**Written task:**
Reproduce the listing below word for word, with no pictures.

**Supplied data:**
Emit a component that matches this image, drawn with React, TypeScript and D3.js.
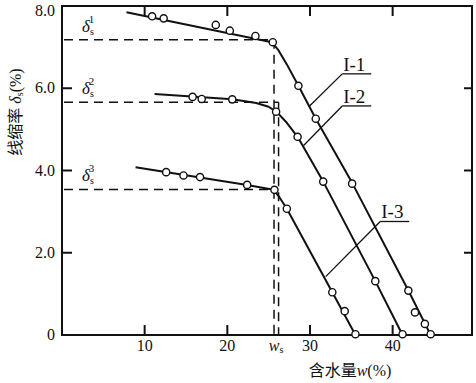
import React from "react";
import * as d3 from "d3";

// ---- data ----
const xTicks = [10, 20, 30, 40];
const yTicks = [0, 2, 4, 6, 8];
const yTickLabels = ["0", "2.0", "4.0", "6.0", "8.0"];

// line nodes (water content %, shrinkage %)
const lineI1: [number, number][] = [
  [7.8, 7.85], [25.4, 7.12], [26.2, 6.92], [27.2, 6.58], [28.6, 6.06], [30.7, 5.26], [35.1, 3.7], [41.9, 1.08], [44.6, 0.0],
];
const lineI2: [number, number][] = [
  [11.2, 5.86], [20.6, 5.73], [23.5, 5.64], [25.0, 5.55], [26.0, 5.42], [27.2, 5.16], [28.5, 4.82], [31.6, 3.73], [37.9, 1.31], [41.2, 0.0],
];
const lineI3: [number, number][] = [
  [8.9, 4.08], [22.4, 3.65], [25.6, 3.53], [26.3, 3.35], [27.2, 3.07], [32.7, 1.04], [35.5, 0.0],
];

const ptsI1: [number, number][] = [
  [10.9, 7.75], [12.3, 7.7], [18.6, 7.54], [20.3, 7.4], [23.4, 7.27], [25.5, 7.12], [28.6, 6.06], [30.7, 5.26], [35.1, 3.68], [41.9, 1.08], [42.7, 0.55], [43.9, 0.27], [44.6, 0.02],
];
const ptsI2: [number, number][] = [
  [15.8, 5.79], [16.9, 5.74], [20.6, 5.73], [25.9, 5.43], [28.5, 4.82], [31.6, 3.73], [37.9, 1.31], [41.2, 0.02],
];
const ptsI3: [number, number][] = [
  [12.6, 3.96], [14.7, 3.88], [16.7, 3.84], [22.4, 3.65], [25.7, 3.53], [27.2, 3.07], [32.7, 1.04], [34.2, 0.58], [35.5, 0.02],
];

const deltaS = [7.18, 5.66, 3.54];
const deltaSup = ["1", "2", "3"];
const wsLines = [25.65, 26.2];
const deltaEnds = [25.65, 26.2, 25.65];

const seriesLabels = ["I-1", "I-2", "I-3"];
// label anchor (data coords of underline start) and leader target (data coords)
const labelAnchors: [number, number][] = [[33.9, 6.35], [33.9, 5.57], [38.5, 2.76]];
const leaderTargets: [number, number][] = [[29.95, 5.57], [29.2, 4.6], [31.9, 1.42]];

const W = 476;
const H = 383;

export default function App() {
  const x = d3.scaleLinear().domain([0, 49.6]).range([62, 472]);
  const y = d3.scaleLinear().domain([0, 8]).range([335, 6]);
  const line = d3
    .line<[number, number]>()
    .x((d) => x(d[0]))
    .y((d) => y(d[1]))
    .curve(d3.curveLinear);

  const serif = "'Liberation Serif', 'DejaVu Serif', serif";
  const cjk = "'Noto Sans CJK SC', sans-serif";
  const dash = "9 6";

  return (
    <svg
      width={W}
      height={H}
      style={{ position: "absolute", left: 0, top: 0, background: "#fff" }}
    >
      <rect x={0} y={0} width={W} height={H} fill="#fff" />
      {/* frame */}
      <rect
        x={x(0)}
        y={y(8)}
        width={x(49.6) - x(0)}
        height={y(0) - y(8)}
        fill="none"
        stroke="#111"
        strokeWidth={2}
      />
      {/* x ticks */}
      {xTicks.map((t) => (
        <g key={"xt" + t}>
          <line x1={x(t)} x2={x(t)} y1={y(0)} y2={y(0) - 10} stroke="#111" strokeWidth={2} />
          <line x1={x(t)} x2={x(t)} y1={y(8)} y2={y(8) + 10} stroke="#111" strokeWidth={2} />
          <text x={x(t)} y={y(0) + 16} textAnchor="middle" fontFamily={serif} fontSize={16} fill="#111">
            {t}
          </text>
        </g>
      ))}
      {/* y ticks */}
      {yTicks.map((t, i) => (
        <g key={"yt" + t}>
          {t > 0 && t < 8 && (
            <>
              <line x1={x(0)} x2={x(0) + 10} y1={y(t)} y2={y(t)} stroke="#111" strokeWidth={2} />
              <line x1={x(49.6)} x2={x(49.6) - 8} y1={y(t)} y2={y(t)} stroke="#111" strokeWidth={2} />
            </>
          )}
          <text
            x={x(0) - 7}
            y={t === 8 ? y(t) + 10 : y(t) + 5}
            textAnchor="end"
            fontFamily={serif}
            fontSize={16}
            fill="#111"
          >
            {yTickLabels[i]}
          </text>
        </g>
      ))}
      {/* dashed reference lines */}
      {deltaS.map((d, i) => (
        <line
          key={"dh" + i}
          x1={x(0) + 2}
          x2={x(deltaEnds[i])}
          y1={y(d)}
          y2={y(d)}
          stroke="#111"
          strokeWidth={1.5}
          strokeDasharray={dash}
        />
      ))}
      {wsLines.map((w, i) => (
        <line
          key={"dv" + i}
          x1={x(w)}
          x2={x(w)}
          y1={y(deltaS[i])}
          y2={y(0)}
          stroke="#111"
          strokeWidth={1.5}
          strokeDasharray={dash}
        />
      ))}
      {/* delta labels */}
      {deltaS.map((d, i) => (
        <text key={"dl" + i} x={82} y={y(d) - 8} fontFamily={serif} fontSize={17} fill="#111">
          <tspan fontStyle="italic">δ</tspan>
          <tspan fontSize={10} dy={3}>s</tspan>
          <tspan fontSize={11} dx={-5} dy={-12}>{deltaSup[i]}</tspan>
        </text>
      ))}
      {/* series lines */}
      {[lineI1, lineI2, lineI3].map((l, i) => (
        <path
          key={"l" + i}
          d={line(l) || ""}
          fill="none"
          stroke="#111"
          strokeWidth={2}
          strokeLinejoin="round"
        />
      ))}
      {/* points */}
      {[ptsI1, ptsI2, ptsI3].map((pts, i) =>
        pts.map((p, j) => (
          <circle
            key={"p" + i + "-" + j}
            cx={x(p[0])}
            cy={y(p[1])}
            r={3.6}
            fill="#fff"
            stroke="#111"
            strokeWidth={1.4}
          />
        ))
      )}
      {/* series labels with leaders */}
      {seriesLabels.map((s, i) => {
        const ax = x(labelAnchors[i][0]);
        const ay = y(labelAnchors[i][1]);
        return (
          <g key={"sl" + i}>
            <line x1={ax} y1={ay} x2={ax + 29} y2={ay} stroke="#111" strokeWidth={1.3} />
            <line
              x1={ax}
              y1={ay}
              x2={x(leaderTargets[i][0])}
              y2={y(leaderTargets[i][1])}
              stroke="#111"
              strokeWidth={1.3}
            />
            <text x={ax + 1} y={ay - 3} fontFamily={serif} fontSize={19} fill="#111">
              {s}
            </text>
          </g>
        );
      })}
      {/* ws label */}
      <text x={x(25.9)} y={y(0) + 16} textAnchor="middle" fontFamily={serif} fontSize={16} fill="#111">
        <tspan fontStyle="italic">w</tspan>
        <tspan fontSize={10} dy={2}>s</tspan>
      </text>
      {/* axis titles */}
      <text x={350} y={376} textAnchor="middle" fontSize={16} fill="#111">
        <tspan fontFamily={cjk}>含水量</tspan>
        <tspan fontFamily={serif} fontStyle="italic">w</tspan>
        <tspan fontFamily={serif}>(%)</tspan>
      </text>
      <text
        transform={`translate(21,112) rotate(-90)`}
        textAnchor="middle"
        fontSize={16}
        fill="#111"
      >
        <tspan fontFamily={cjk}>线缩率</tspan>
        <tspan fontFamily={serif} fontStyle="italic"> δ</tspan>
        <tspan fontFamily={serif} fontSize={10} dy={2}>s</tspan>
        <tspan fontFamily={serif} dy={-2}>(%)</tspan>
      </text>
    </svg>
  );
}
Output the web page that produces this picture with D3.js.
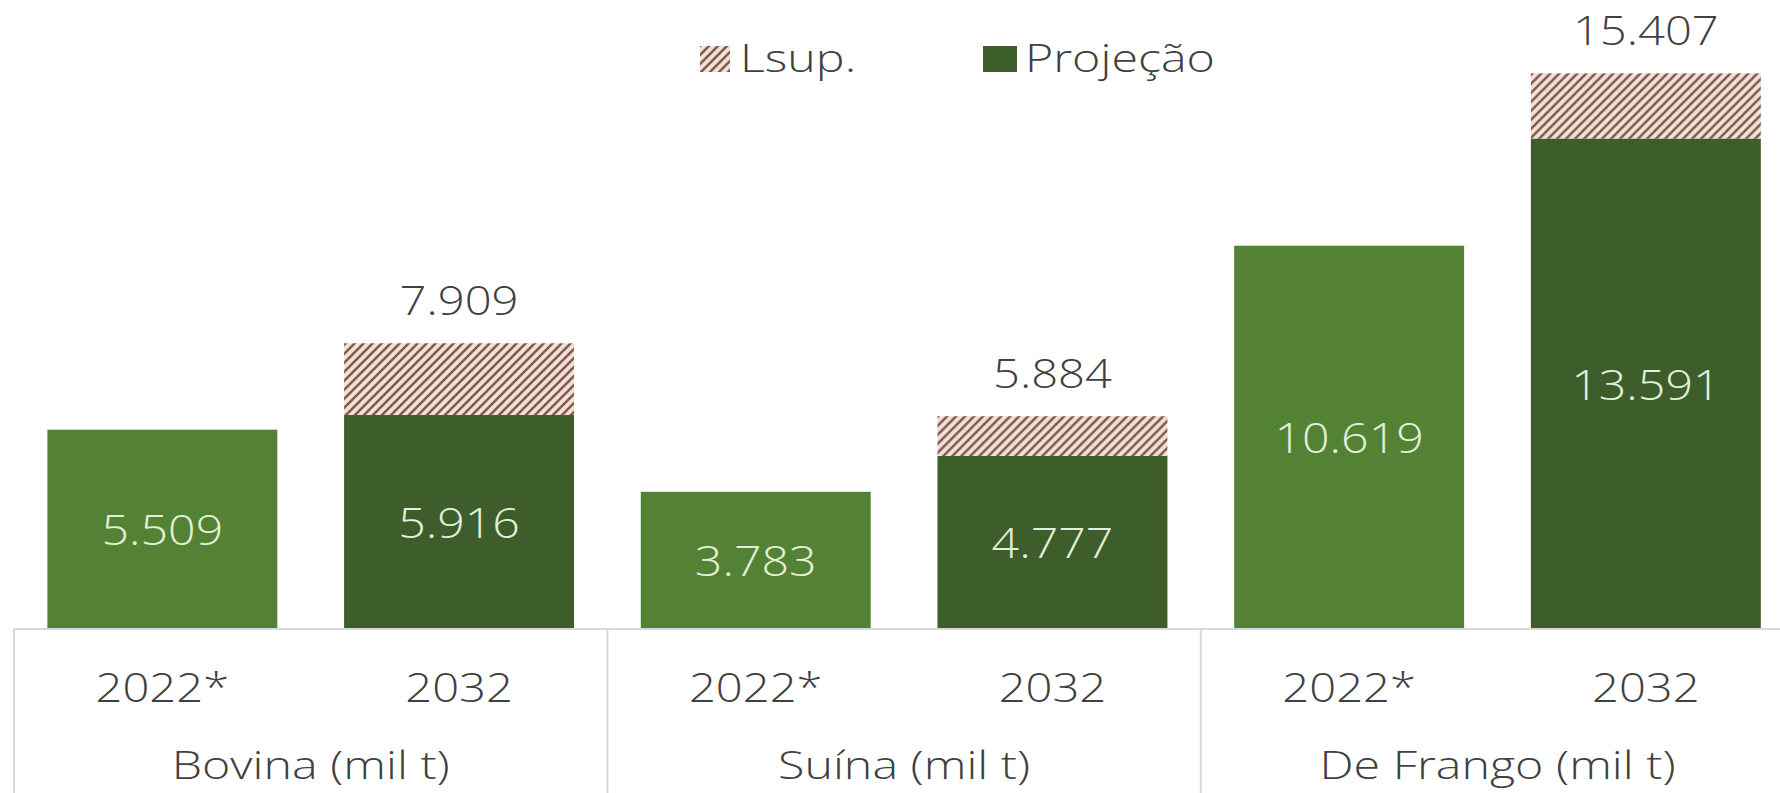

**Solved problem:**
Emit a component that matches this image, drawn with React, TypeScript and D3.js.
import React from "react";
import * as d3 from "d3";

// ---- data ----
const xTicks = [10, 20, 30, 40];
const yTicks = [0, 2, 4, 6, 8];
const yTickLabels = ["0", "2.0", "4.0", "6.0", "8.0"];

// line nodes (water content %, shrinkage %)
const lineI1: [number, number][] = [
  [7.8, 7.85], [25.4, 7.12], [26.2, 6.92], [27.2, 6.58], [28.6, 6.06], [30.7, 5.26], [35.1, 3.7], [41.9, 1.08], [44.6, 0.0],
];
const lineI2: [number, number][] = [
  [11.2, 5.86], [20.6, 5.73], [23.5, 5.64], [25.0, 5.55], [26.0, 5.42], [27.2, 5.16], [28.5, 4.82], [31.6, 3.73], [37.9, 1.31], [41.2, 0.0],
];
const lineI3: [number, number][] = [
  [8.9, 4.08], [22.4, 3.65], [25.6, 3.53], [26.3, 3.35], [27.2, 3.07], [32.7, 1.04], [35.5, 0.0],
];

const ptsI1: [number, number][] = [
  [10.9, 7.75], [12.3, 7.7], [18.6, 7.54], [20.3, 7.4], [23.4, 7.27], [25.5, 7.12], [28.6, 6.06], [30.7, 5.26], [35.1, 3.68], [41.9, 1.08], [42.7, 0.55], [43.9, 0.27], [44.6, 0.02],
];
const ptsI2: [number, number][] = [
  [15.8, 5.79], [16.9, 5.74], [20.6, 5.73], [25.9, 5.43], [28.5, 4.82], [31.6, 3.73], [37.9, 1.31], [41.2, 0.02],
];
const ptsI3: [number, number][] = [
  [12.6, 3.96], [14.7, 3.88], [16.7, 3.84], [22.4, 3.65], [25.7, 3.53], [27.2, 3.07], [32.7, 1.04], [34.2, 0.58], [35.5, 0.02],
];

const deltaS = [7.18, 5.66, 3.54];
const deltaSup = ["1", "2", "3"];
const wsLines = [25.65, 26.2];
const deltaEnds = [25.65, 26.2, 25.65];

const seriesLabels = ["I-1", "I-2", "I-3"];
// label anchor (data coords of underline start) and leader target (data coords)
const labelAnchors: [number, number][] = [[33.9, 6.35], [33.9, 5.57], [38.5, 2.76]];
const leaderTargets: [number, number][] = [[29.95, 5.57], [29.2, 4.6], [31.9, 1.42]];

const W = 476;
const H = 383;

export default function App() {
  const x = d3.scaleLinear().domain([0, 49.6]).range([62, 472]);
  const y = d3.scaleLinear().domain([0, 8]).range([335, 6]);
  const line = d3
    .line<[number, number]>()
    .x((d) => x(d[0]))
    .y((d) => y(d[1]))
    .curve(d3.curveLinear);

  const serif = "'Liberation Serif', 'DejaVu Serif', serif";
  const cjk = "'Noto Sans CJK SC', sans-serif";
  const dash = "9 6";

  return (
    <svg
      width={W}
      height={H}
      style={{ position: "absolute", left: 0, top: 0, background: "#fff" }}
    >
      <rect x={0} y={0} width={W} height={H} fill="#fff" />
      {/* frame */}
      <rect
        x={x(0)}
        y={y(8)}
        width={x(49.6) - x(0)}
        height={y(0) - y(8)}
        fill="none"
        stroke="#111"
        strokeWidth={2}
      />
      {/* x ticks */}
      {xTicks.map((t) => (
        <g key={"xt" + t}>
          <line x1={x(t)} x2={x(t)} y1={y(0)} y2={y(0) - 10} stroke="#111" strokeWidth={2} />
          <line x1={x(t)} x2={x(t)} y1={y(8)} y2={y(8) + 10} stroke="#111" strokeWidth={2} />
          <text x={x(t)} y={y(0) + 16} textAnchor="middle" fontFamily={serif} fontSize={16} fill="#111">
            {t}
          </text>
        </g>
      ))}
      {/* y ticks */}
      {yTicks.map((t, i) => (
        <g key={"yt" + t}>
          {t > 0 && t < 8 && (
            <>
              <line x1={x(0)} x2={x(0) + 10} y1={y(t)} y2={y(t)} stroke="#111" strokeWidth={2} />
              <line x1={x(49.6)} x2={x(49.6) - 8} y1={y(t)} y2={y(t)} stroke="#111" strokeWidth={2} />
            </>
          )}
          <text
            x={x(0) - 7}
            y={t === 8 ? y(t) + 10 : y(t) + 5}
            textAnchor="end"
            fontFamily={serif}
            fontSize={16}
            fill="#111"
          >
            {yTickLabels[i]}
          </text>
        </g>
      ))}
      {/* dashed reference lines */}
      {deltaS.map((d, i) => (
        <line
          key={"dh" + i}
          x1={x(0) + 2}
          x2={x(deltaEnds[i])}
          y1={y(d)}
          y2={y(d)}
          stroke="#111"
          strokeWidth={1.5}
          strokeDasharray={dash}
        />
      ))}
      {wsLines.map((w, i) => (
        <line
          key={"dv" + i}
          x1={x(w)}
          x2={x(w)}
          y1={y(deltaS[i])}
          y2={y(0)}
          stroke="#111"
          strokeWidth={1.5}
          strokeDasharray={dash}
        />
      ))}
      {/* delta labels */}
      {deltaS.map((d, i) => (
        <text key={"dl" + i} x={82} y={y(d) - 8} fontFamily={serif} fontSize={17} fill="#111">
          <tspan fontStyle="italic">δ</tspan>
          <tspan fontSize={10} dy={3}>s</tspan>
          <tspan fontSize={11} dx={-5} dy={-12}>{deltaSup[i]}</tspan>
        </text>
      ))}
      {/* series lines */}
      {[lineI1, lineI2, lineI3].map((l, i) => (
        <path
          key={"l" + i}
          d={line(l) || ""}
          fill="none"
          stroke="#111"
          strokeWidth={2}
          strokeLinejoin="round"
        />
      ))}
      {/* points */}
      {[ptsI1, ptsI2, ptsI3].map((pts, i) =>
        pts.map((p, j) => (
          <circle
            key={"p" + i + "-" + j}
            cx={x(p[0])}
            cy={y(p[1])}
            r={3.6}
            fill="#fff"
            stroke="#111"
            strokeWidth={1.4}
          />
        ))
      )}
      {/* series labels with leaders */}
      {seriesLabels.map((s, i) => {
        const ax = x(labelAnchors[i][0]);
        const ay = y(labelAnchors[i][1]);
        return (
          <g key={"sl" + i}>
            <line x1={ax} y1={ay} x2={ax + 29} y2={ay} stroke="#111" strokeWidth={1.3} />
            <line
              x1={ax}
              y1={ay}
              x2={x(leaderTargets[i][0])}
              y2={y(leaderTargets[i][1])}
              stroke="#111"
              strokeWidth={1.3}
            />
            <text x={ax + 1} y={ay - 3} fontFamily={serif} fontSize={19} fill="#111">
              {s}
            </text>
          </g>
        );
      })}
      {/* ws label */}
      <text x={x(25.9)} y={y(0) + 16} textAnchor="middle" fontFamily={serif} fontSize={16} fill="#111">
        <tspan fontStyle="italic">w</tspan>
        <tspan fontSize={10} dy={2}>s</tspan>
      </text>
      {/* axis titles */}
      <text x={350} y={376} textAnchor="middle" fontSize={16} fill="#111">
        <tspan fontFamily={cjk}>含水量</tspan>
        <tspan fontFamily={serif} fontStyle="italic">w</tspan>
        <tspan fontFamily={serif}>(%)</tspan>
      </text>
      <text
        transform={`translate(21,112) rotate(-90)`}
        textAnchor="middle"
        fontSize={16}
        fill="#111"
      >
        <tspan fontFamily={cjk}>线缩率</tspan>
        <tspan fontFamily={serif} fontStyle="italic"> δ</tspan>
        <tspan fontFamily={serif} fontSize={10} dy={2}>s</tspan>
        <tspan fontFamily={serif} dy={-2}>(%)</tspan>
      </text>
    </svg>
  );
}
Output the web page that produces this picture with D3.js.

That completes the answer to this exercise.